**Records supplied**
[START]

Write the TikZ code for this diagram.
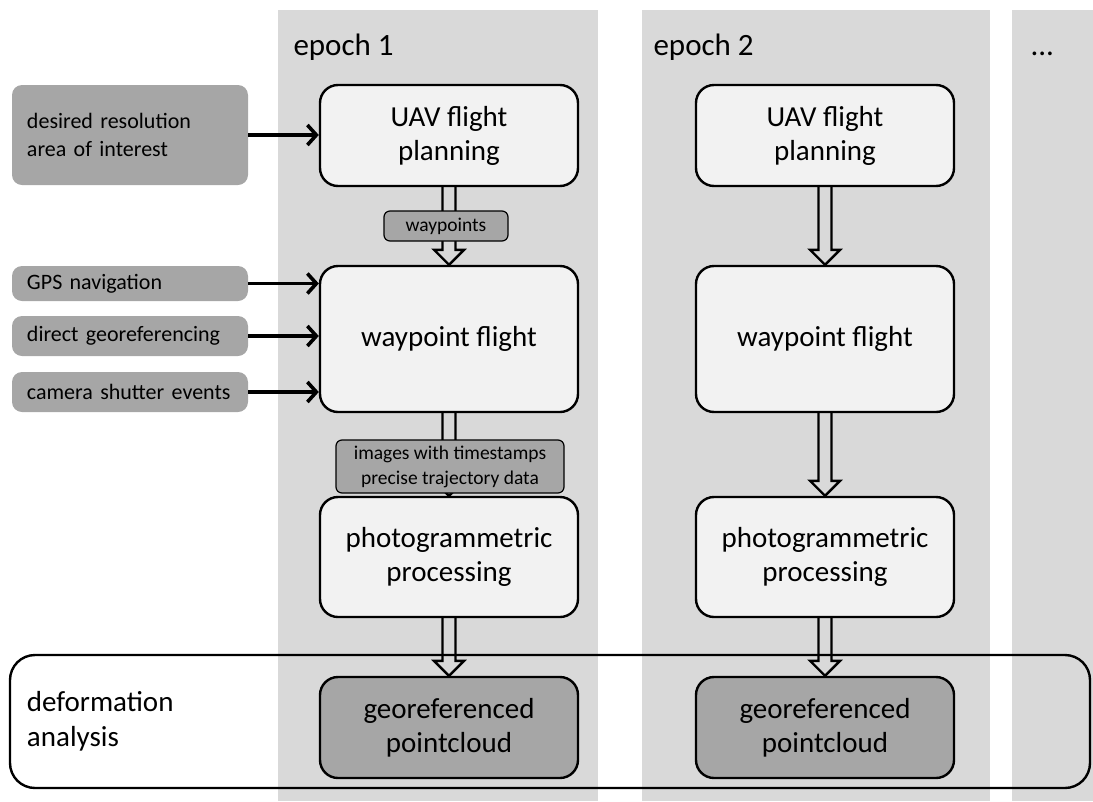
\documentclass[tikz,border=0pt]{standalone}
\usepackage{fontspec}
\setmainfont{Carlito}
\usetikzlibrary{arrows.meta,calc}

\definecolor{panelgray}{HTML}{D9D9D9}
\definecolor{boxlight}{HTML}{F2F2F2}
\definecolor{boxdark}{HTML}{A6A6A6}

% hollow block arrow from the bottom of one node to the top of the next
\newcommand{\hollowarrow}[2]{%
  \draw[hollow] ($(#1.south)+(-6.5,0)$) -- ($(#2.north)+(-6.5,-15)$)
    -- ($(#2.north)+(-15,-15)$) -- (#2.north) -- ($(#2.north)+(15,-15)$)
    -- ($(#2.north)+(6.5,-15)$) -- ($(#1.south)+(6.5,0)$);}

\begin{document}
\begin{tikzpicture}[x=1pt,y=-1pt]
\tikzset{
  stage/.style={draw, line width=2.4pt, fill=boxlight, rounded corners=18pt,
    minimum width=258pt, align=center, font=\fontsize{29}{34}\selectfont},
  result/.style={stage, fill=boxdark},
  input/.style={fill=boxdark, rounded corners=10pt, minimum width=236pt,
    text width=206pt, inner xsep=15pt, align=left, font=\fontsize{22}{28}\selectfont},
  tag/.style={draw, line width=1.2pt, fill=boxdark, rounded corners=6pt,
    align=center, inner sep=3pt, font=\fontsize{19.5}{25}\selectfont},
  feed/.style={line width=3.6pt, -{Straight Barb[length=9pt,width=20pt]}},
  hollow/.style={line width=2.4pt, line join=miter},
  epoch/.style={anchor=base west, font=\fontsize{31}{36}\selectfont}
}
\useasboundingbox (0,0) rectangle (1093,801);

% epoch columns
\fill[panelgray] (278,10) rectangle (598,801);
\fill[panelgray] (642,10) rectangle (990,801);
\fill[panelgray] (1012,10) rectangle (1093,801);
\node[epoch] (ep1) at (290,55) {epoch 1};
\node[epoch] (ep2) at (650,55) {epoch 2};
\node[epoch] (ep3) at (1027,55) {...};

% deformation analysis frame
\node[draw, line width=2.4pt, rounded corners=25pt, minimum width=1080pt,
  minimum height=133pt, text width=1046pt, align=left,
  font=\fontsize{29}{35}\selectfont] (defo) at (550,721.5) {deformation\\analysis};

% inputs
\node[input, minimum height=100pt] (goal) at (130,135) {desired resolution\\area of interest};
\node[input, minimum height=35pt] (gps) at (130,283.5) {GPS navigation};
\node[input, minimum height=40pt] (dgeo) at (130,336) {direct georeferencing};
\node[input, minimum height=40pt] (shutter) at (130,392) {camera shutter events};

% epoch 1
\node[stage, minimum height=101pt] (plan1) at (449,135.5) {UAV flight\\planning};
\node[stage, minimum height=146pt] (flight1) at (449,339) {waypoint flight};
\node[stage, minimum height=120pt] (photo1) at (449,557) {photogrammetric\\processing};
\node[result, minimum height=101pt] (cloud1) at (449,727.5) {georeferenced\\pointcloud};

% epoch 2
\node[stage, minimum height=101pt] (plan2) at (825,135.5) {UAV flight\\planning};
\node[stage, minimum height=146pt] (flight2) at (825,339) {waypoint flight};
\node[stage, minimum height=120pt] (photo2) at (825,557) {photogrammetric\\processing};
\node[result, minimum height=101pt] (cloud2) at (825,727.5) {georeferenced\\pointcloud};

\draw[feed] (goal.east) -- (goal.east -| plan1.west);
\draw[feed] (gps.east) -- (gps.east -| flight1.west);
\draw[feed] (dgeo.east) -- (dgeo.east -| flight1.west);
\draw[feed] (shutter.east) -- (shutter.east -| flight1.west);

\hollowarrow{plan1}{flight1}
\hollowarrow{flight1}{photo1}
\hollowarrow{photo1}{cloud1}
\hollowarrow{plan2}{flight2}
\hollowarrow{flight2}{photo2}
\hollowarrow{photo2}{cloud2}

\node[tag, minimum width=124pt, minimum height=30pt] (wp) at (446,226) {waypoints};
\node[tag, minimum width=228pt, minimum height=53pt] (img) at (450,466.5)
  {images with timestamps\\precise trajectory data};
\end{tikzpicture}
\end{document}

[END]
[START]

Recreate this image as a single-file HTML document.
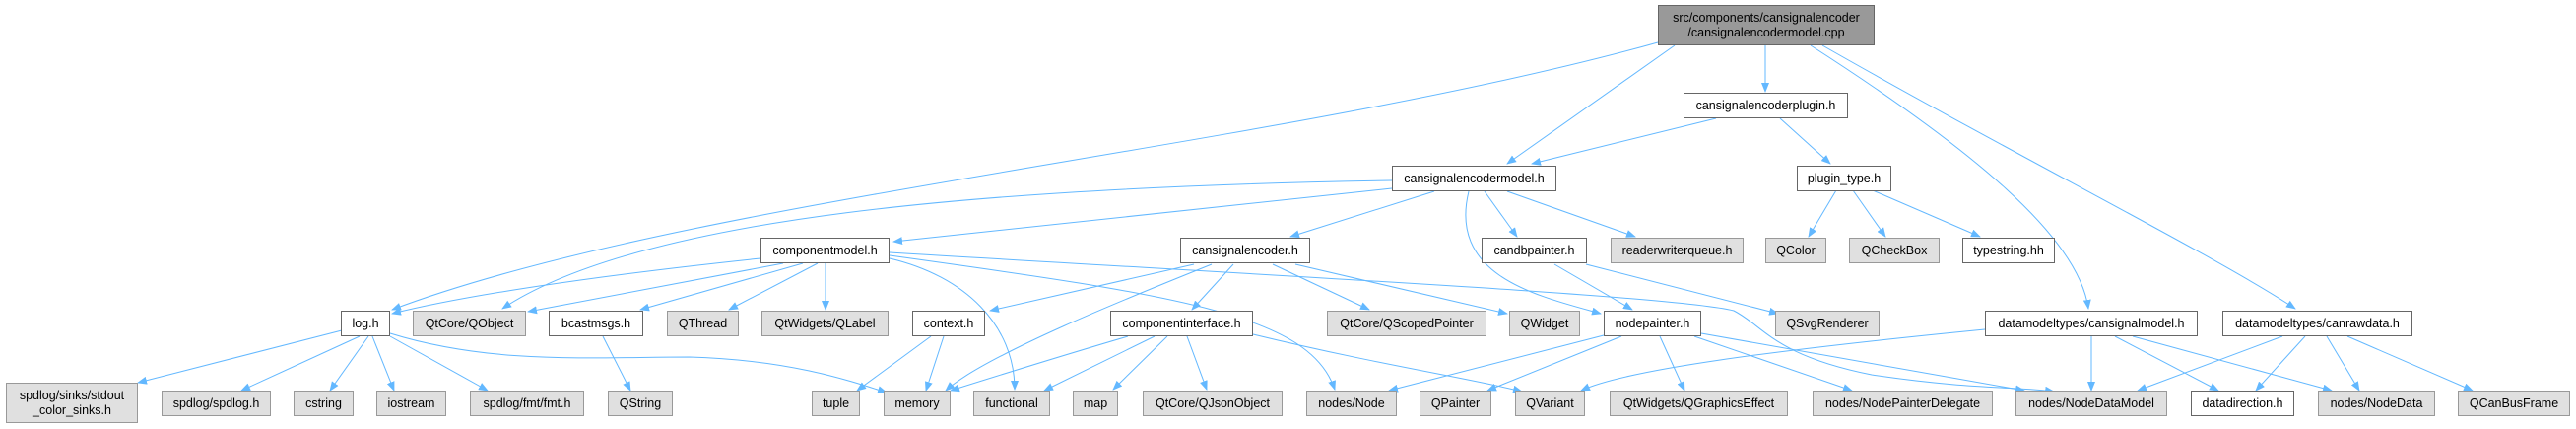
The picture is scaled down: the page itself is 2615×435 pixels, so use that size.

[END]

**Request**
Reproduce the data above exactly, but only the lines from the one showing "Recreate this image" through the one showing "The picture is", with both ends kept and the pictures left out.

**Exercise solution**
Recreate this image as a single-file HTML document.
The picture is scaled down: the page itself is 2615×435 pixels, so use that size.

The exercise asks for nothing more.